_RAW RECORDS_
— begin —

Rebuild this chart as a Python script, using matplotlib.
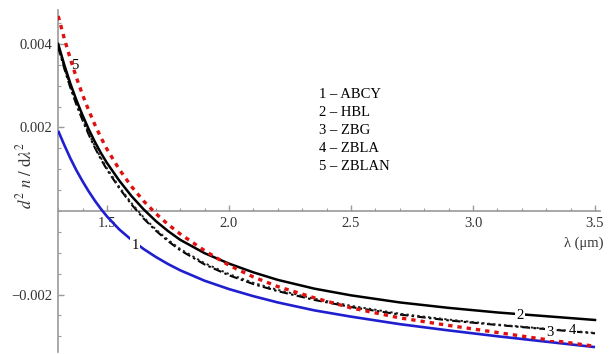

— end —
— begin —

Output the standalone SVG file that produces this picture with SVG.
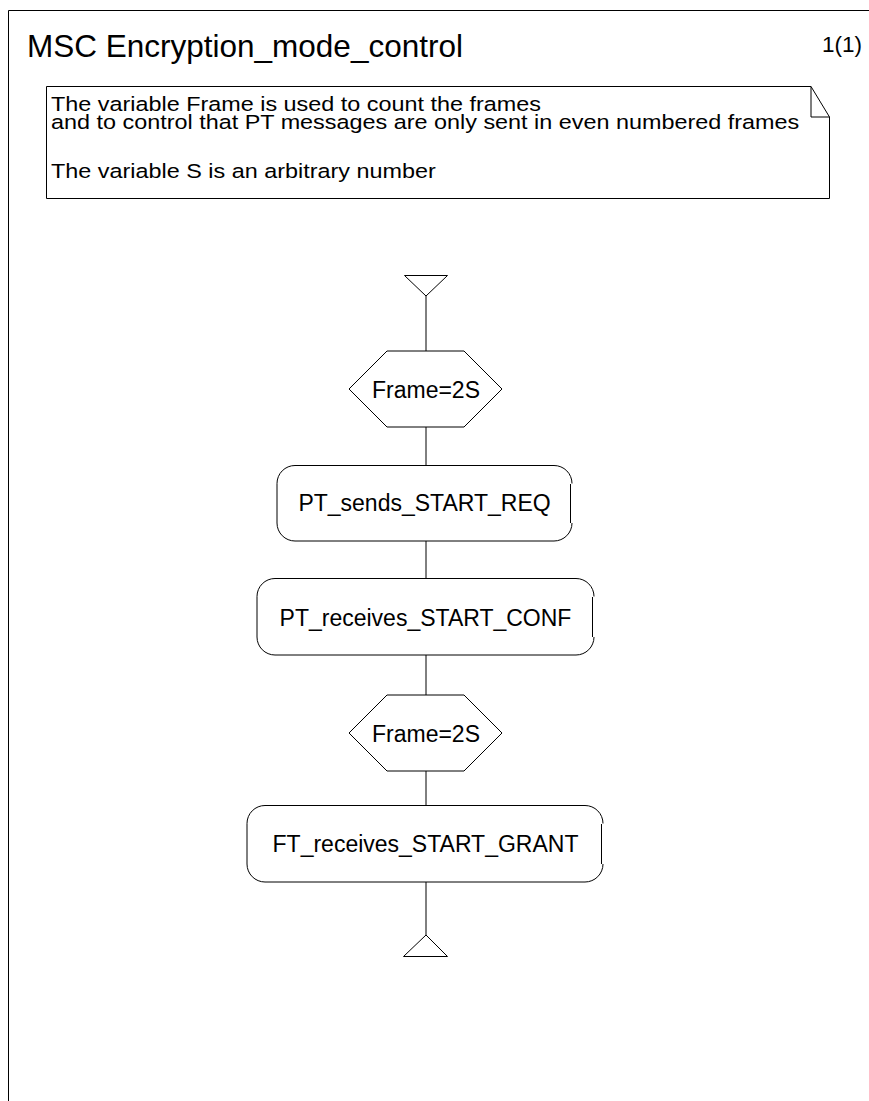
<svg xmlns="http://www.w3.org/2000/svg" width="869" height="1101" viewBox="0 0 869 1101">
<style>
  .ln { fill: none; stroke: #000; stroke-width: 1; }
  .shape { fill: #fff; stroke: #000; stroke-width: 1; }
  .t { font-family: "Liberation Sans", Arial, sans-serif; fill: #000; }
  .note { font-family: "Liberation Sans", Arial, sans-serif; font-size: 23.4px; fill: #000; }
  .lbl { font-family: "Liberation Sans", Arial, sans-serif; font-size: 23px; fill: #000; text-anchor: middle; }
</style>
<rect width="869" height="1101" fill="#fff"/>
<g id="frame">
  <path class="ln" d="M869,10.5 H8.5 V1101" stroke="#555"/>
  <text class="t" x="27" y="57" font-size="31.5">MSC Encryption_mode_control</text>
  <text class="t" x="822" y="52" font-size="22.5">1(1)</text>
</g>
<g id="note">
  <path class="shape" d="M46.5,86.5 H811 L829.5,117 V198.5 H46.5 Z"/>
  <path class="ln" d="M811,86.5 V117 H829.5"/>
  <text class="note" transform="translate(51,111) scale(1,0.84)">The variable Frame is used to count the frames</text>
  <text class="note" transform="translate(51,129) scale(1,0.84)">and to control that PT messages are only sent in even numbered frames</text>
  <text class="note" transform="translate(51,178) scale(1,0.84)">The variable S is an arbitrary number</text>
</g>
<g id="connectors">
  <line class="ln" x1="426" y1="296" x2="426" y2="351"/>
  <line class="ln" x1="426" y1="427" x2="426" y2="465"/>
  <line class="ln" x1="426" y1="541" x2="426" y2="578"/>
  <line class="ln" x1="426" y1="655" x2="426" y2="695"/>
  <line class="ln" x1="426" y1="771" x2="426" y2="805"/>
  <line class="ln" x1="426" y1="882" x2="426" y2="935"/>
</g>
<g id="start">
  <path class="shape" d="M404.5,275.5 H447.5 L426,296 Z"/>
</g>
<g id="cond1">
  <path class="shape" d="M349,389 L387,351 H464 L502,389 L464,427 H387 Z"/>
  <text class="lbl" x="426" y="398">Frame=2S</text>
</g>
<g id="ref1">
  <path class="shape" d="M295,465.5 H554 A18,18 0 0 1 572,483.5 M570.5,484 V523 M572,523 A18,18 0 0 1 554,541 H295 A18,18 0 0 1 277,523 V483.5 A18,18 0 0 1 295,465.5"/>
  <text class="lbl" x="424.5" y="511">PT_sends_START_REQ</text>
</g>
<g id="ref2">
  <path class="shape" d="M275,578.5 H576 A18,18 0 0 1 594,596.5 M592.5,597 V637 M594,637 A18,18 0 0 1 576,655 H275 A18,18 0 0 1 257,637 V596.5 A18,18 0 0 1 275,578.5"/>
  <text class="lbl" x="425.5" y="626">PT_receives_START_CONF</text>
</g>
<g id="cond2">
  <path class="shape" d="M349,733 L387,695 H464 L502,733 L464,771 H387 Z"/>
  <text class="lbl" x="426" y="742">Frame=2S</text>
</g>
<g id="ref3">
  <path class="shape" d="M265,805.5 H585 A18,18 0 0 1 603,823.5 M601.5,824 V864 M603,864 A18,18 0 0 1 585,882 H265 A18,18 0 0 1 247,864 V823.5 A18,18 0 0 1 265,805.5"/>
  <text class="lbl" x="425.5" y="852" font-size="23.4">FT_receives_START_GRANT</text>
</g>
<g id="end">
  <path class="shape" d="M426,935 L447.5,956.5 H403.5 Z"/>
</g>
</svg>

— end —
— begin —

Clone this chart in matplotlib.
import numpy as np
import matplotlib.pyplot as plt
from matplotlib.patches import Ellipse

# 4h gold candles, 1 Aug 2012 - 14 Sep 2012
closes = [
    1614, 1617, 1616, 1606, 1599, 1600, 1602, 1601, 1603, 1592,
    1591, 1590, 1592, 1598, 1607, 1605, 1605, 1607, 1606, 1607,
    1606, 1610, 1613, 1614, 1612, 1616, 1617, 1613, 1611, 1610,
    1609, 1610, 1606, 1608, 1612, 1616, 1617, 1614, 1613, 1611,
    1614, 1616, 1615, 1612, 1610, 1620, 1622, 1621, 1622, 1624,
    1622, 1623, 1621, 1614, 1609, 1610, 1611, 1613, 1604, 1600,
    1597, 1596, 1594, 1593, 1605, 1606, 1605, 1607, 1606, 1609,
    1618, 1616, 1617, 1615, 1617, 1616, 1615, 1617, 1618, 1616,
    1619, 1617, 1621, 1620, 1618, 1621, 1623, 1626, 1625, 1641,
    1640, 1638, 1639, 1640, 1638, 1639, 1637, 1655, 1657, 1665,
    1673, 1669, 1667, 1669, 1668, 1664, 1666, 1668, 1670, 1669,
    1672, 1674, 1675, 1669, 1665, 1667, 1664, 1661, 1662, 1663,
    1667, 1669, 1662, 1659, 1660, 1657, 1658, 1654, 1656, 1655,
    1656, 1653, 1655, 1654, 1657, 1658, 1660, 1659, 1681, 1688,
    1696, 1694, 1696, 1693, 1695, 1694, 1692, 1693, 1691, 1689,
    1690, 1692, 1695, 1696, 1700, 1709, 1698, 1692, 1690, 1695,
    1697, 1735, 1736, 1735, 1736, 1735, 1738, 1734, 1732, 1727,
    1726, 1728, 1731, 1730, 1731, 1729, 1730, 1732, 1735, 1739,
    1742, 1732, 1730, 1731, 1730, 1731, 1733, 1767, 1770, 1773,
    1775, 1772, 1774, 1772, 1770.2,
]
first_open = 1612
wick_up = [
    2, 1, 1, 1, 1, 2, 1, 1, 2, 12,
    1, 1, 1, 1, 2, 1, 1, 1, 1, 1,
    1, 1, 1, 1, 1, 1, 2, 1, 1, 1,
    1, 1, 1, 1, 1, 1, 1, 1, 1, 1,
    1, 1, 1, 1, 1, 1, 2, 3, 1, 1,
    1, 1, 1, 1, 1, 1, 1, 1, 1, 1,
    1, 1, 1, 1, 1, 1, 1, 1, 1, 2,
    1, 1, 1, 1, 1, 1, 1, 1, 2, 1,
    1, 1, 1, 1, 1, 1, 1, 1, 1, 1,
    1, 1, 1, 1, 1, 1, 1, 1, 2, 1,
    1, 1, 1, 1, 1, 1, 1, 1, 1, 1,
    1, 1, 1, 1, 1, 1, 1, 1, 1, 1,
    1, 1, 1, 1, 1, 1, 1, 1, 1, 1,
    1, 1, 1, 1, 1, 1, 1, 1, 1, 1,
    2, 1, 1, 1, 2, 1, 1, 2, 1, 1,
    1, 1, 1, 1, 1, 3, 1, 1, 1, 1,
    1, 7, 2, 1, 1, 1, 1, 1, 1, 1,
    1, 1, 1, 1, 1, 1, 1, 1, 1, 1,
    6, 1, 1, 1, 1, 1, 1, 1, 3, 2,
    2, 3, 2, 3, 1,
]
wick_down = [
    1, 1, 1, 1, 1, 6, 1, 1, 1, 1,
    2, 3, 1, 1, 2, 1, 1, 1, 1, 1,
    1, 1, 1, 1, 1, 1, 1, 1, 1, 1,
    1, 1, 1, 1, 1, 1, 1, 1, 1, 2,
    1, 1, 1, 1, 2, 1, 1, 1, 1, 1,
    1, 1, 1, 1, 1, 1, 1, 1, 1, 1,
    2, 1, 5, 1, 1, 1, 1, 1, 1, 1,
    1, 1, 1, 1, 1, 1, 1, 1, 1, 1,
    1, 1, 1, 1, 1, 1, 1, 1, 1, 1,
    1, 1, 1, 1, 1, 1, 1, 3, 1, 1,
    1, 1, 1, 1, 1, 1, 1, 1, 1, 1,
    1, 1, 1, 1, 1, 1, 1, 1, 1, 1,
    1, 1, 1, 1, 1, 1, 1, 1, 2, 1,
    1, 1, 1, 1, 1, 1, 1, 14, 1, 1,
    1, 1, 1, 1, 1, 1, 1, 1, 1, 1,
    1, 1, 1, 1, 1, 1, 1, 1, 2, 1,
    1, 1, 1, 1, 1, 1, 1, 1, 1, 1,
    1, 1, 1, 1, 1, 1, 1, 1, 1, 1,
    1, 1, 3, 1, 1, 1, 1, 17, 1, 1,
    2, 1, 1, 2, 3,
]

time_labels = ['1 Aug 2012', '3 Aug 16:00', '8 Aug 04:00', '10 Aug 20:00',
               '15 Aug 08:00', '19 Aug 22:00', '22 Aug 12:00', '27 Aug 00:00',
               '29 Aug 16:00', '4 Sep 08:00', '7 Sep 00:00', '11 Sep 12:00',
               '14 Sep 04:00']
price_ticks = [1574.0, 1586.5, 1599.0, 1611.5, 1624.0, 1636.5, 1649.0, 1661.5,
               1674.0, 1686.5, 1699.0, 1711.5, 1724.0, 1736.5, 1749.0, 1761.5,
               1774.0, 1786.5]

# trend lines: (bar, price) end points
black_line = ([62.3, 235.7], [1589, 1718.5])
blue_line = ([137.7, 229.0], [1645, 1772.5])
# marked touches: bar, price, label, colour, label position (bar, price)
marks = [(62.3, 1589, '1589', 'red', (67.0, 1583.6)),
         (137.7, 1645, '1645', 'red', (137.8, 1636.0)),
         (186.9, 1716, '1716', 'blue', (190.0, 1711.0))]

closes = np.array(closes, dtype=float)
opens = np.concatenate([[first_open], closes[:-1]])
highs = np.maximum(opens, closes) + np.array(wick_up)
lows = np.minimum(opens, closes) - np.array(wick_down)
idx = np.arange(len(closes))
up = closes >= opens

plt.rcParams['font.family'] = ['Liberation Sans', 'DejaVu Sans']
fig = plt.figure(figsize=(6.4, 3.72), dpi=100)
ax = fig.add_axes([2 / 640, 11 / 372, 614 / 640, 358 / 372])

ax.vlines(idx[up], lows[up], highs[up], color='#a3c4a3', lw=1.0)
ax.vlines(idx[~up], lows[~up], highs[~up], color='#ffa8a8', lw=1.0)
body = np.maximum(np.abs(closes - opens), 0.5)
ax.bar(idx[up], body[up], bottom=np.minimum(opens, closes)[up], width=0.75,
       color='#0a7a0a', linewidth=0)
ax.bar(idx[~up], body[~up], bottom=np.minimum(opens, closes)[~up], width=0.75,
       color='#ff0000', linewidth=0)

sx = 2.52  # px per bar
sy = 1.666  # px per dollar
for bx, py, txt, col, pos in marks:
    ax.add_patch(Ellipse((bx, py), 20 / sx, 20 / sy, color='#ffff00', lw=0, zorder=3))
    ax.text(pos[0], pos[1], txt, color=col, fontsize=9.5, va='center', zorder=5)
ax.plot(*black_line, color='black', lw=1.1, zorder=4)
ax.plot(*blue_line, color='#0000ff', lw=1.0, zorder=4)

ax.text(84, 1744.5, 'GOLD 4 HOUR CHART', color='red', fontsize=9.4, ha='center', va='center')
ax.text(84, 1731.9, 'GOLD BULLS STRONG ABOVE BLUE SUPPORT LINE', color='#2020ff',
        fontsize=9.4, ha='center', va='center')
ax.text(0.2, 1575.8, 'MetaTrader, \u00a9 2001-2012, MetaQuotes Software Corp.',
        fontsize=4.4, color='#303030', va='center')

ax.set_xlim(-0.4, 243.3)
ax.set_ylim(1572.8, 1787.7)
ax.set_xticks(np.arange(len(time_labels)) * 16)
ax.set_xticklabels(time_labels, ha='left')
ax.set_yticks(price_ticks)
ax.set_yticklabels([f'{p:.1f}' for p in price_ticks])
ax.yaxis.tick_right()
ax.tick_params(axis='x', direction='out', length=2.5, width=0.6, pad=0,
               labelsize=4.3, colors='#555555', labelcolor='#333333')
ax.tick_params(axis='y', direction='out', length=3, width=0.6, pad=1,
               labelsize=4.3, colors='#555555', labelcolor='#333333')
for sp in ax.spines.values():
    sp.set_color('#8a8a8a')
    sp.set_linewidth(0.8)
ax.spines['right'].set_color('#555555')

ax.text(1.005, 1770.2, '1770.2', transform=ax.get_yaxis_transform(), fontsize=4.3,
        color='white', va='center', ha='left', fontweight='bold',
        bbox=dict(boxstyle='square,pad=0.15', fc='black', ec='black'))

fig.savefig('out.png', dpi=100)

— end —

_GIVEN EXERCISE_
Retype, exactly and in full, the lines above from the one containing "Clone this chart in matplotlib." through the one containing "from matplotlib.patches import Ellipse".

_RESULT OF THIS EXERCISE_
Clone this chart in matplotlib.
import numpy as np
import matplotlib.pyplot as plt
from matplotlib.patches import Ellipse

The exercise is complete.